Up ahead it’s getting bright again
My grandma didn’t have an easy life. She lost her home and her first husband. But she was one of the most optimistic and friendly people I have ever met. I learned the most important lesson from her whenever she looked out of the window in the rain.
Everything was lost
The ancients who witnessed World War II are dying out. With them die memories and valuable lessons that we should not forget. But these people are not just historical witnesses. They are human beings.
My maternal grandmother belonged to the war generation. Still very young, with a baby and a few belongings, she once fled from present-day Poland when Russian troops advanced.
Her husband, at the time, the father of her child, had died in the war. On their exodus, my grandmother and the other refugees were repeatedly fired upon by low-altitude aircraft. Hunger, thirst and cold plagued them, and the uncertain future must have brought them many sleepless and desperate nights.
Their carefree childhood and happy youth had been swept away by the war and turned into ruins. All possessions were lost, all roots were cut. There was this young woman who had finally ended up in a small village in northern Germany, and this woman was on her own.
Her little daughter was dependent on her and needed food and a roof over her head.
But little by little life came back
These were hard times, but my grandma didn’t give up. She found a new husband and had four more children, including my mother.
The authorities had assigned a small house to the family. They could buy it with a loan made primarily for refugees from the former German territories in the East.
Gradually my grandmother and grandfather built something new. Grandpa had been a Russian prisoner of war and had returned seriously ill. But in the small house with a big garden, he and my grandmother found something like happiness again.
The children grew up, found work, and had children of their own. Soon grandchildren raved through the house. I was one of them. I always spent all my school holidays with grandma, because I could not imagine anything more pleasant.
She was friendly, warm-hearted, and loving. And in the small village near the North Sea, I could experience incredible adventures that would not have been possible in the big city I lived in.
My grandmother had lost her old life but had built a new one.
As a young boy, I could not imagine what it must have been like to experience war and expulsion. When I thought about it, I was sure that I would have collapsed under such strokes of fate.
Well, my grandmother did not break at her fate. She has survived the bad times and finally left them behind. This experience must have given rise to her boundless optimism, which she eventually passed on to me.
Rainy days and wise words
My grandma died years ago. Still, whenever we remember her in the family and talk about her, somebody comes and asks: “Do you remember what she used to say when it was raining?”
Oh, we all remember that as if it had only been yesterday. It could storm, flash, and thunder, but grandma stood at the window, looked towards the horizon, and used to say: “Up ahead, it’s getting bright again.”
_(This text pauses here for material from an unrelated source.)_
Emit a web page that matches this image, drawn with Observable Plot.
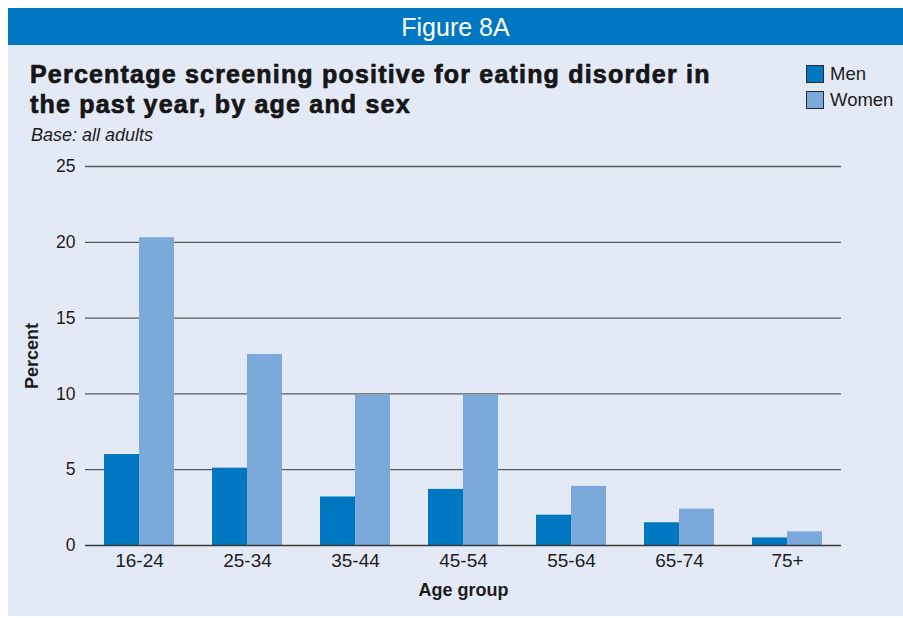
<!DOCTYPE html>
<html>
<head>
<meta charset="utf-8">
<script src="https://cdn.jsdelivr.net/npm/d3@7"></script>
<script src="https://cdn.jsdelivr.net/npm/@observablehq/plot@0.6"></script>
<style>
  html, body { margin: 0; padding: 0; background: #ffffff; }
  body { width: 903px; height: 618px; position: relative; overflow: hidden; font-family: "Liberation Sans", Arial, sans-serif; color: #1c1c1c; }
  #header { position: absolute; left: 8px; top: 8px; width: 895px; height: 37px; background: #0077c1; color: #fff; font-size: 25px; line-height: 38px; text-align: center; }
  #panel { position: absolute; left: 8px; top: 45px; width: 895px; height: 571px; background: #e3eaf6; }
  #title { position: absolute; left: 30px; top: 59px; font-size: 25px; font-weight: 900; line-height: 30px; color: #161616; -webkit-text-stroke: 0.7px #161616; letter-spacing: 1.2px; }
  #subtitle { position: absolute; left: 31px; top: 125px; font-size: 18px; font-style: italic; color: #1c1c1c; }
  #legend { position: absolute; left: 806px; top: 61px; font-size: 18.5px; color: #1c1c1c; }
  .sw { display: flex; align-items: center; height: 26px; }
  .sw span.box { width: 18px; height: 18px; box-sizing: border-box; border: 1px solid #2a2a2a; margin-right: 6px; display: inline-block; }
  #chart { position: absolute; left: 0; top: 150px; }
  #chart svg { background: transparent; }
  g[aria-label="y-axis label"] text, g[aria-label="fx-axis label"] text { font-weight: bold; font-size: 18px; }
  g[aria-label="fx-axis tick label"] text { font-size: 19px; }
</style>
</head>
<body>
<div id="header">Figure 8A</div>
<div id="panel"></div>
<div id="title">Percentage screening positive for eating disorder in<br>the past year, by age and sex</div>
<div id="subtitle">Base: all adults</div>
<div id="legend"></div>
<div id="chart"></div>
<script>
const ages = ["16-24", "25-34", "35-44", "45-54", "55-64", "65-74", "75+"];
const sexes = ["Men", "Women"];
const colors = ["#0077c1", "#7baada"];
const men = [6.0, 5.1, 3.2, 3.7, 2.0, 1.5, 0.5];
const women = [20.3, 12.6, 9.9, 9.9, 3.9, 2.4, 0.9];
const yTicks = [0, 5, 10, 15, 20, 25];

const data = [];
ages.forEach((a, i) => {
  data.push({age: a, sex: "Men", value: men[i]});
  data.push({age: a, sex: "Women", value: women[i]});
});

const legend = document.getElementById("legend");
sexes.forEach((s, i) => {
  const row = document.createElement("div");
  row.className = "sw";
  const box = document.createElement("span");
  box.className = "box";
  box.style.background = colors[i];
  row.appendChild(box);
  row.appendChild(document.createTextNode(s));
  legend.appendChild(row);
});

const chart = Plot.plot({
  width: 903,
  height: 465,
  marginLeft: 85,
  marginRight: 62,
  marginTop: 16,
  marginBottom: 70,
  style: { fontFamily: "Liberation Sans, Arial, sans-serif", fontSize: "17.5px", color: "#1c1c1c", background: "transparent", overflow: "visible" },
  fx: { domain: ages, padding: 0, label: "Age group", labelAnchor: "center", labelArrow: "none", tickSize: 0, tickPadding: 8, labelOffset: 50 },
  x: { domain: sexes, axis: null, paddingInner: 0, paddingOuter: 0.52 },
  y: { domain: [0, 25], ticks: yTicks, tickSize: 0, tickPadding: 10, label: "Percent", labelAnchor: "center", labelArrow: "none", labelOffset: 60 },
  color: { domain: sexes, range: colors },
  marks: [
    Plot.ruleY(yTicks.filter(d => d > 0), { stroke: "#5a5a5a", strokeWidth: 1.3 }),
    Plot.barY(data, { fx: "age", x: "sex", y: "value", fill: "sex" }),
    Plot.ruleY([0], { stroke: "#3a3a3a", strokeWidth: 1.6 })
  ]
});
document.getElementById("chart").appendChild(chart);
</script>
</body>
</html>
And indeed — if you followed her gaze and looked very carefully, you always thought you saw it. On the horizon, it really seemed to clear up again. Soon the storm would be over, and the sun would shine again.
With this certainty, the storm was suddenly much less threatening. One could simply let it pass with serenity. The rain was always followed by sunshine — even if it sometimes lasted a long time.
This attitude, I understood at some point, must have helped Grandma to get through the horror of war. I’m sure much of her optimism in old age was because things actually got better after the escape.
But I’m just as sure that this trait must have always been in her. Without this view of the world, she wouldn’t have got through all this.
When I go through difficult times today, I remember the words of my grandmother: Up ahead, it’s getting bright again.
I have never read or heard anything wiser in all the years that have passed since then. I have read hundreds of books and heard great speeches.
None of this ever came close to what my grandmother taught me through her example and words:
Rain is followed by the sun. Always.